Relationship of hierarchical structure to mechanical properties

The mechanical properties in complex systems are explained based on the hierarchical structures present in the system. Hierarchical structures designed for specific mechanical responses are best exemplified by examples from biology. Collagen, a main component in soft connective tissues, is organized into hierarchical structures in the form of tendons or intervertebral discs as examples. Understanding these structures is vital in relating the structures to the intended properties. This approach is also used to characterize organic/inorganic natural composites such as human bone, reindeer antler and nacre. Another example of a hierarchical structure in biology with excellent mechanical properties is that of cellulose, when organized into wood. The importance of hierarchical structures also applies to synthetic polymers for a clearer understanding of the structure‐property relationships.
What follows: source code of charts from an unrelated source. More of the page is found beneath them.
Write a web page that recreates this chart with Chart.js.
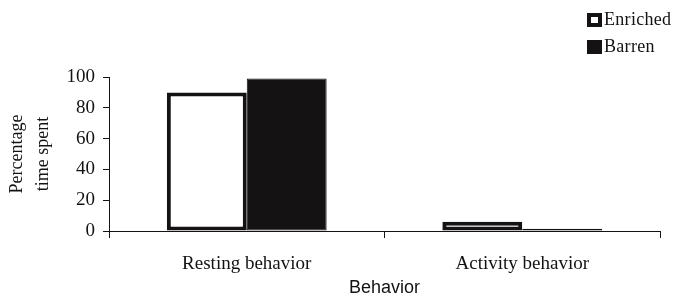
<!DOCTYPE html>
<html lang="en">
<head>
  <meta charset="UTF-8">
  <title>Percentage time spent by behavior</title>
  <script src="https://cdn.jsdelivr.net/npm/chart.js"></script>
  <style>
    body { margin: 0; background: #fff; }
    #wrap { position: relative; width: 678px; height: 305px; }
    .legend {
      position: absolute; left: 587px;
      font-family: "Liberation Serif", serif; font-size: 18px; color: #141213;
      display: flex; align-items: center; letter-spacing: 0.3px;
    }
    .legend .box { width: 15px; height: 14px; box-sizing: border-box; margin-right: 2px; }
  </style>
</head>
<body>
<div id="wrap">
  <canvas id="chart" width="678" height="305"></canvas>
  <div class="legend" style="top:9px"><span class="box" style="border:4px solid #141213;background:#fff"></span>Enriched</div>
  <div class="legend" style="top:36px"><span class="box" style="background:#141213"></span>Barren</div>
</div>
<script>
const categories = ["Resting behavior", "Activity behavior"];
const enriched = [90, 6];
const barren = [99, 1.5];
const yTicks = [0, 20, 40, 60, 80, 100];

const ink = '#141213';
const serif = '"Liberation Serif", "Times New Roman", serif';

new Chart(document.getElementById('chart'), {
  type: 'bar',
  data: {
    labels: categories,
    datasets: [
      { label: 'Enriched', data: enriched, backgroundColor: '#fff', borderColor: ink, borderWidth: 4, borderSkipped: false },
      { label: 'Barren', data: barren, backgroundColor: ink, borderColor: ink, borderWidth: 1, borderSkipped: false }
    ]
  },
  options: {
    responsive: false,
    animation: false,
    layout: { padding: { left: 0, top: 77, right: 18, bottom: 0 } },
    datasets: { bar: { categoryPercentage: 0.58, barPercentage: 1.0 } },
    plugins: { legend: { display: false }, tooltip: { enabled: false } },
    scales: {
      x: {
        afterFit: s => { s.height = 74; },
        grid: { offset: true, drawOnChartArea: false, color: ink, tickLength: 7, lineWidth: 1 },
        border: { color: ink, width: 1 },
        ticks: { color: ink, font: { family: serif, size: 19 }, padding: 15 },
        title: { display: true, text: 'Behavior', color: ink,
          font: { family: '"Liberation Sans", Arial, sans-serif', size: 18 }, padding: { top: 0, bottom: 6 } }
      },
      y: {
        min: 0, max: 100,
        afterFit: s => { s.width = 109; },
        afterBuildTicks: s => { s.ticks = yTicks.map(v => ({ value: v })); },
        grid: { drawOnChartArea: false, color: ink, tickLength: 6, lineWidth: 1 },
        border: { color: ink, width: 1 },
        ticks: { color: ink, font: { family: serif, size: 19 }, padding: 8 },
        title: { display: true, text: ['Percentage', 'time spent'], color: ink,
          font: { family: serif, size: 18, lineHeight: 1.45 }, padding: { top: 4 } }
      }
    }
  }
});
</script>
</body>
</html>
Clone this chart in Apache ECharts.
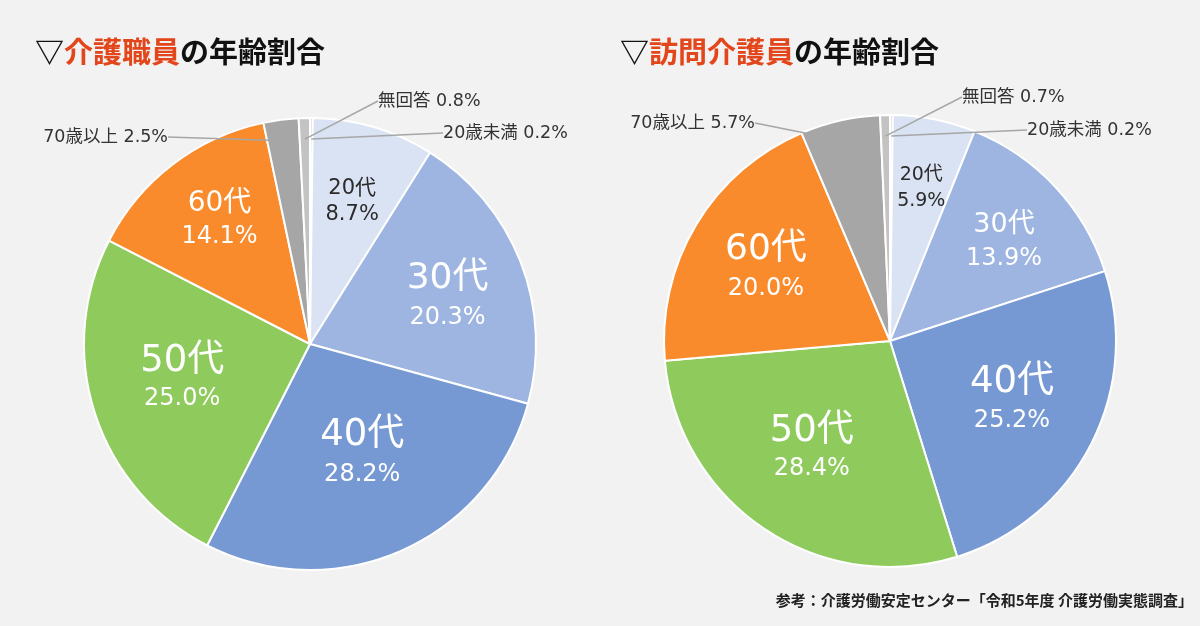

Solid‐state biaxially oriented polypropylene has excellent tensile and impact properties, which are explained by the hierarchical structure induced during the processing. Thermotropic liquid crystalline polymers develop a hierarchical structure during injection molding that influence the final properties. Furthermore, the impact modification of polycarbonate is more easily understood when the system is explained in a hierarchical manner. It is also now possible to create or force hierarchical structures in synthetic polymers by microlayering technology. Several systems are outlined in which a hierarchical structure is created to enhance specific properties. SAN, a brittle polymer, can be microlayered with PC to create tough materials due to the scale, interaction and architecture of the microlayered composite. Another example is the effect of microlayered composite of PC/SAN on the interfacial adhesion mechanisms. Furthermore, toughening mechanisms in filled microlayers are examined based on the hierarchical structure.